Economic growth is a much-used phrase. It simply means a sustained expansion of production capacity. More production means more jobs, and more jobs lead to an increase in overall household spending. As the demand for more goods and services increases, then the capacity to deliver those products has to increase beginning the cycle anew.
Fortunately, I found the answer in a paper written by the economist Christian Broda. Broda holds a Ph.D. in Economics from the Massachusetts Institute of Technology where he studied after graduating Summa Cum Laude from Universidad de San Andres in his native Argentina.

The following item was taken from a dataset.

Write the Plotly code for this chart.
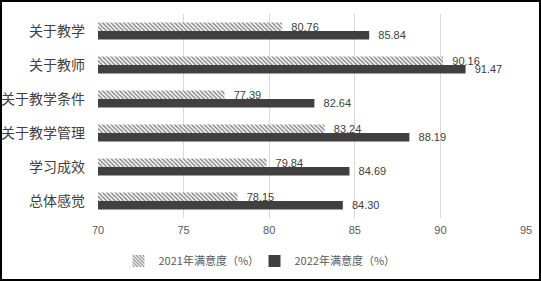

He has also taught as a tenured professor of economics at the University of Chicago before becoming the managing direct of a hedge fund named Duquesne Capital Management.
What Forbes‘ Broda found was that the increase in variety has had a positive effect on our economy, which he quantified as roughly $260 billion dollars over the 28 year period he researched. This also ties in with another study Broda did that showed the influx of lower cost goods, mainly from China, increased the buying power of low to medium income households.

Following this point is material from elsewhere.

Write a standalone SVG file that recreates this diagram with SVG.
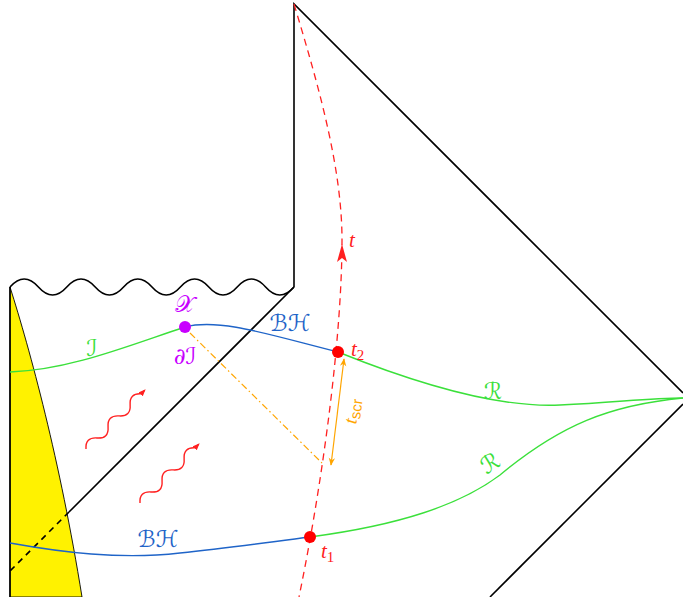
<svg xmlns="http://www.w3.org/2000/svg" width="683" height="597" viewBox="0 0 683 597">
<style>
.blk{fill:none;stroke:#000;stroke-width:1.6}
.grn{fill:none;stroke:#3be03b;stroke-width:1.4}
.blu{fill:none;stroke:#1f64c8;stroke-width:1.4}
.red{fill:none;stroke:#ff2020;stroke-width:1.3;stroke-dasharray:7 5}
.org{fill:none;stroke:#ffa500;stroke-width:1.2}
.wav{fill:none;stroke:#ff2020;stroke-width:1.4}
.lab{font-family:"DejaVu Serif","DejaVu Sans",serif;font-size:23px}
.ti{font-family:"Liberation Serif",serif;font-style:italic;font-size:21px;fill:#ff2020}
</style>
<defs>
<marker id="ah" viewBox="0 0 10 10" refX="8" refY="5" markerWidth="7" markerHeight="7" orient="auto" markerUnits="userSpaceOnUse">
<path d="M0,1 L10,5 L0,9 z" fill="#ff2020"/>
</marker>
<marker id="oa" viewBox="0 0 10 10" refX="9" refY="5" markerWidth="8" markerHeight="8" orient="auto-start-reverse" markerUnits="userSpaceOnUse">
<path d="M0,1 L10,5 L0,9 L3,5 z" fill="#ffa500"/>
</marker>
</defs>

<g id="matter">
<path d="M10,287 C30,350 60,460 82,597 L10,597 Z" fill="#fff200" stroke="#000" stroke-width="0.9"/>
</g>

<g id="frame">
<path class="blk" d="M10,597 L10,287"/>
<path class="blk" d="M10,287 q14.2,-16 28.4,0 t28.4,0 t28.4,0 t28.4,0 t28.4,0 t28.4,0 t28.4,0 t28.4,0 t28.4,0 t28.4,0"/>
<path class="blk" d="M294,287 L294,4 L683,393"/>
<path class="blk" d="M683,404 L490,597"/>
<path class="blk" d="M294,287 L69,512"/>
<path class="blk" d="M69,512 L10,571" stroke-dasharray="6 5"/>
</g>

<g id="connectors">
<path class="grn" d="M10,372 C70,370 130,345 185,327"/>
<path class="blu" d="M185,327 C220,318 270,335 338,352"/>
<path class="grn" d="M338,352 C420,385 500,408 560,405 C620,402 650,398 683,398"/>
<path class="blu" d="M10,543 C60,552 120,560 180,553 C230,548 270,542 310,537"/>
<path class="grn" d="M310,537 C400,525 460,505 500,475 C560,425 610,405 683,398"/>
<path class="red" d="M294,4 C320,90 342,170 342,240 C342,330 325,470 299,597"/>
<path class="org" d="M190,333 L322,463" stroke-dasharray="7 3 1.5 3"/>
<path class="org" d="M344,359 L331,465" marker-start="url(#oa)" marker-end="url(#oa)"/>
</g>

<g id="t-arrow">
<path d="M342,244 L347,262 L342,258 L337,262 Z" fill="#ff2020"/>
<text class="ti" x="349" y="247">t</text>
</g>

<g id="radiation1" transform="translate(86,449) rotate(-45)">
<path class="wav" d="M0,0 q7.8,-9 15.6,0 t15.6,0 t15.6,0 t15.6,0 t15.6,0 l5,0" marker-end="url(#ah)"/>
</g>
<g id="radiation2" transform="translate(140,503) rotate(-45)">
<path class="wav" d="M0,0 q7.8,-9 15.6,0 t15.6,0 t15.6,0 t15.6,0 t15.6,0 l5,0" marker-end="url(#ah)"/>
</g>

<g id="X">
<circle cx="185" cy="327" r="6" fill="#c800ff"/>
<text class="lab" x="185" y="312" fill="#c800ff" text-anchor="middle">𝒳</text>
<text class="lab" x="185" y="364" fill="#c800ff" text-anchor="middle">∂ℐ</text>
</g>
<g id="t2">
<circle cx="338" cy="352" r="6" fill="#ff0000"/>
<text class="ti" x="351" y="356">t<tspan font-style="normal" font-size="15" dy="4">2</tspan></text>
</g>
<g id="t1">
<circle cx="310" cy="537" r="6" fill="#ff0000"/>
<text class="ti" x="321" y="558">t<tspan font-style="normal" font-size="15" dy="4">1</tspan></text>
</g>

<g id="labels">
<text class="lab" x="92" y="356" fill="#3be03b" text-anchor="middle">ℐ</text>
<text class="lab" x="290" y="331" fill="#1f64c8" text-anchor="middle">ℬℋ</text>
<text class="lab" x="158" y="547" fill="#1f64c8" text-anchor="middle">ℬℋ</text>
<text class="lab" x="493" y="399" fill="#3be03b" text-anchor="middle">ℛ</text>
<text class="lab" x="490" y="471" fill="#3be03b" text-anchor="middle" transform="rotate(-32 490 463)">ℛ</text>
<text x="0" y="0" transform="translate(358,412) rotate(-82)" text-anchor="middle" fill="#ffa500" font-size="19"><tspan font-family="Liberation Serif,serif" font-style="italic">t</tspan><tspan font-family="Liberation Sans,sans-serif" font-size="15" dy="3">scr</tspan></text>
</g>
</svg>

That latter study looked at the effect inflation had on different income levels. Top wage earners have been experiencing an inflation rate (the rise of prices of time) of around ten percent. Lower income household because of the variety of lower cost imported products has experienced a rate about six percent lower. The real effect of this is that lower income household have more purchasing power and can leverage that to generate more disposal income to buy other products.

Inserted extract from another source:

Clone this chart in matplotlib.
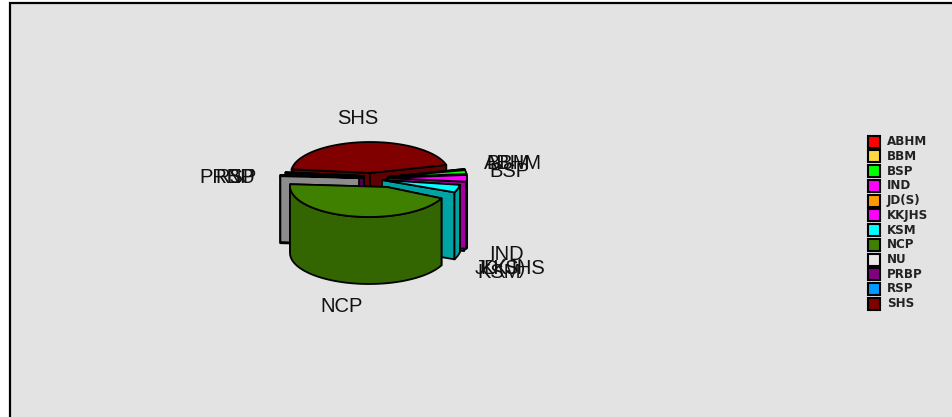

Using coffee as an example, a lower income household can now select a brand of coffee with a lower price than a standard national brand. The few dollars saved adds up, allowing the family to eventually buy a new television without sacrificing other needs. The increased variety of goods, like coffee, also tends to keep the price down on the entire category. With the exception of premium priced brands, low-cost varieties make it hard for standard brands to price their products to much higher else they risk losing sales volume and whatever marginal revenue they would have gained now becomes a loss.
Macroeconomists study how all these pieces fit together and use models to predict and validate their assumptions. Sometimes these predictions lead to a change in economic policies so that the economy as a whole can expand and people can benefit by enjoying a more stable job market, higher wages, and an increased standard of living. Broda’s work on the effect of low-priced goods and increased variety point to the suggestion that restrictive import policies are not the best decision for our overall economy.